Distant clock synchronisation has many applications including telecommunications, Global Satellite Navigation Systems, emitter localisation, and phased array astronomy. Clock synchronisation requires clocks to tick at the same rate and to read the same time. Two procedures employed to ensure clocks read the same time are the Einstein method and the Eddington method.

The Einstein method involves sending a signal back and forth between two clocks and using the speed of the signal to synchronise the clocks.

The Eddington method involves synchronising the clocks next to each other prior to sending the second clock to its desired location.

Special relativity and general relativity must be accounted for in the Einstein and Eddington methods to ensure that the clocks run at the same rate. Furthermore, the Eddington method relies on the physical movement of a clock and is therefore not practical for space applications. This project will investigate the employment of entangled photon pairs in overcoming the limitations of the Einstein and Eddington methods.
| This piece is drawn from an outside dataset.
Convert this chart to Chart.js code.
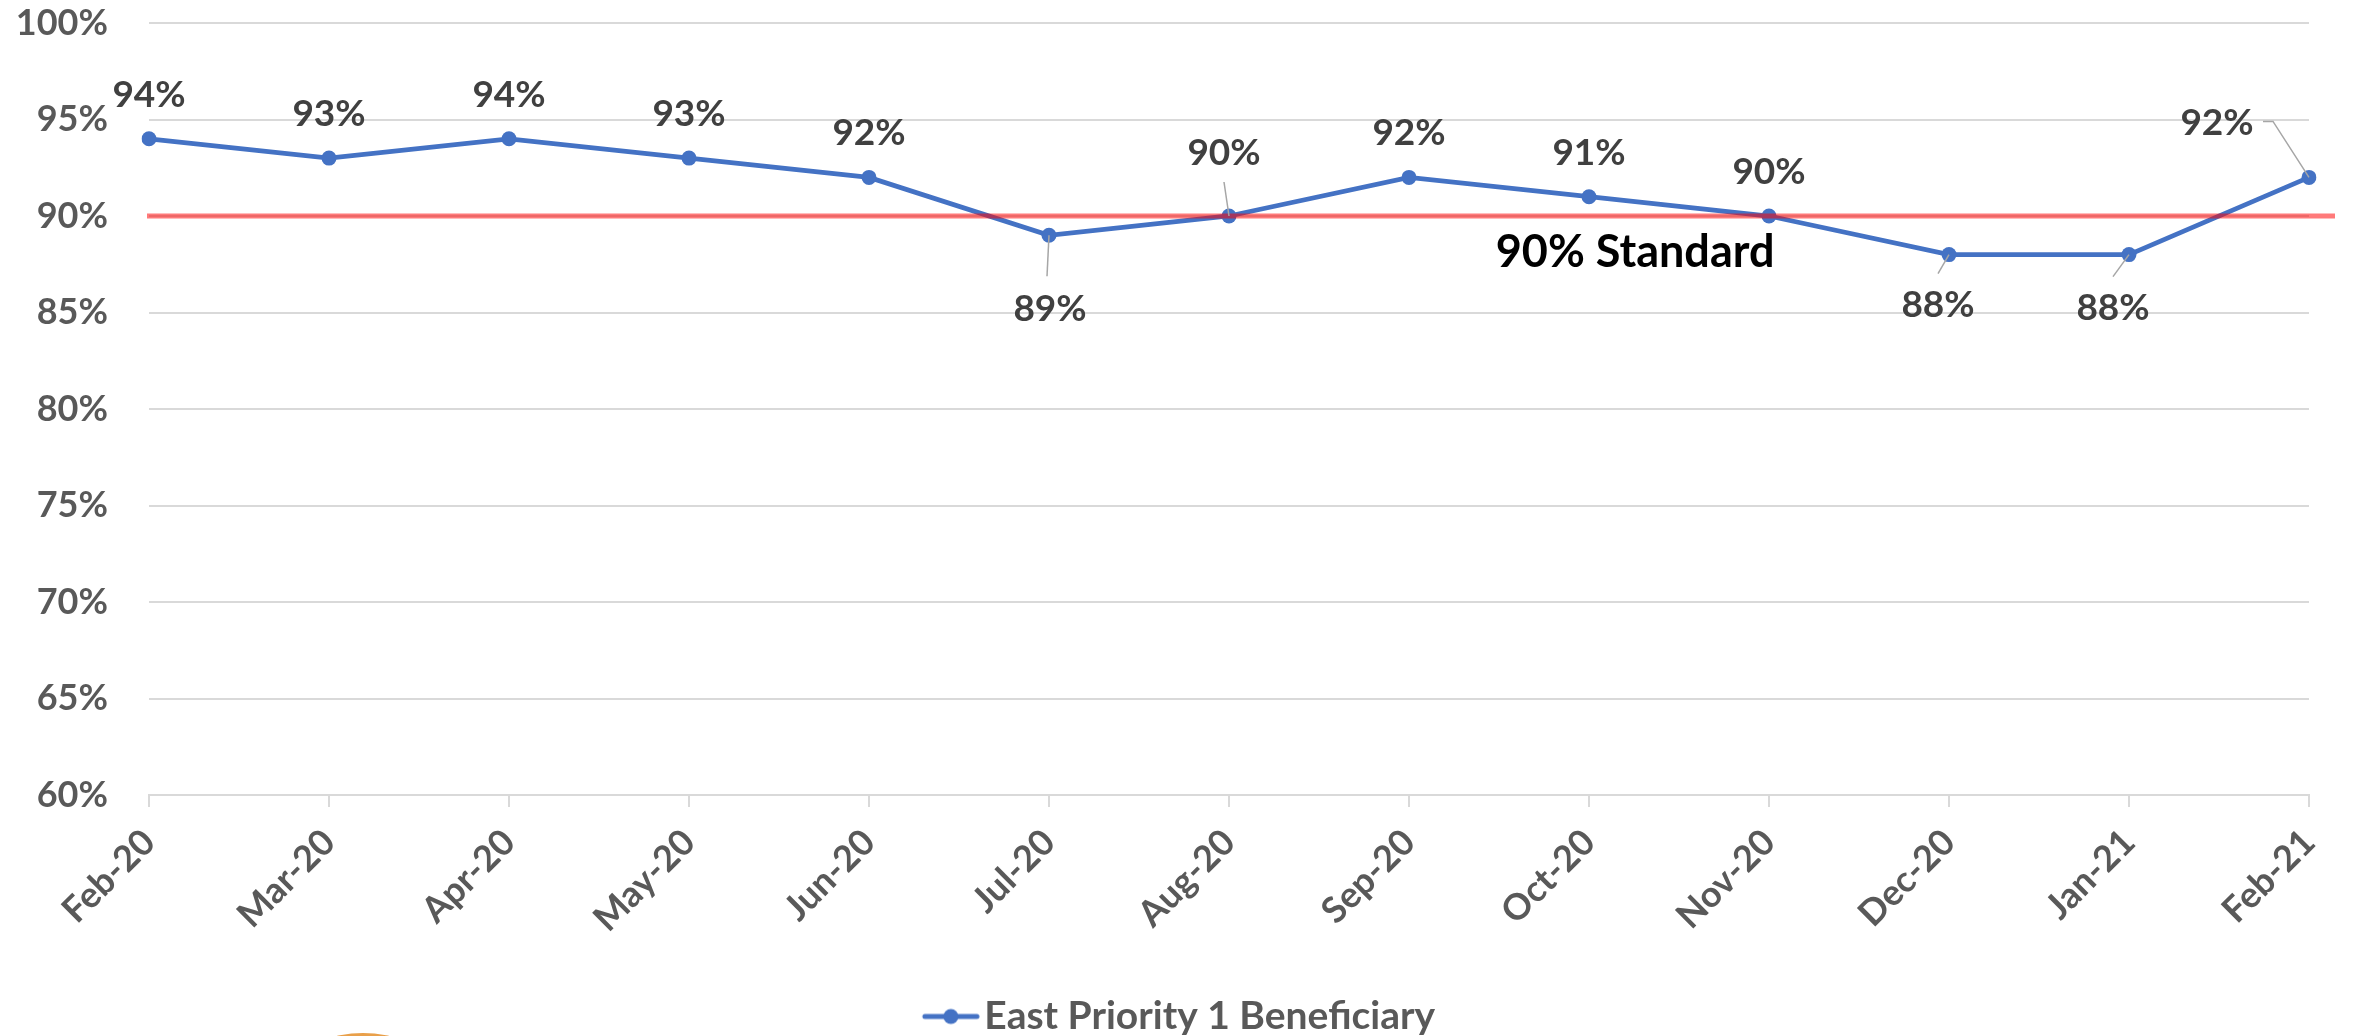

Precision timing is a key capability underpinning the operational efficiency of society’s most critical infrastructure and is making new applications possible. Global Navigation Satellite System (GNSS) satellites carrying atomic clocks have contributed to delivering a global timing capability with high levels of accuracy and stability. The increasing demand for GNSS independent timing solutions, as well as the potential for optical clocks offering higher levels of timing accuracy and stability demands a study to address the potential applications and technologies required for success in these areas.

This project will investigate what new opportunities and resilience a compact, high accuracy clock for use on small satellites would enable for a broad range of precision timing applications.

Extensive research in Geostationary orbit (GEO) failure modes optimise resilience of single satellite systems. Resilience measures of Low Earth Orbit (LEO) constellations failure modes and their optimisations are less well understood.

This project concept will deliver a technology horizon scan for resilient, efficient and effective management of constellations of LEO satellites as well as a suggested roadmap for areas of focus for the SmartSat CRC.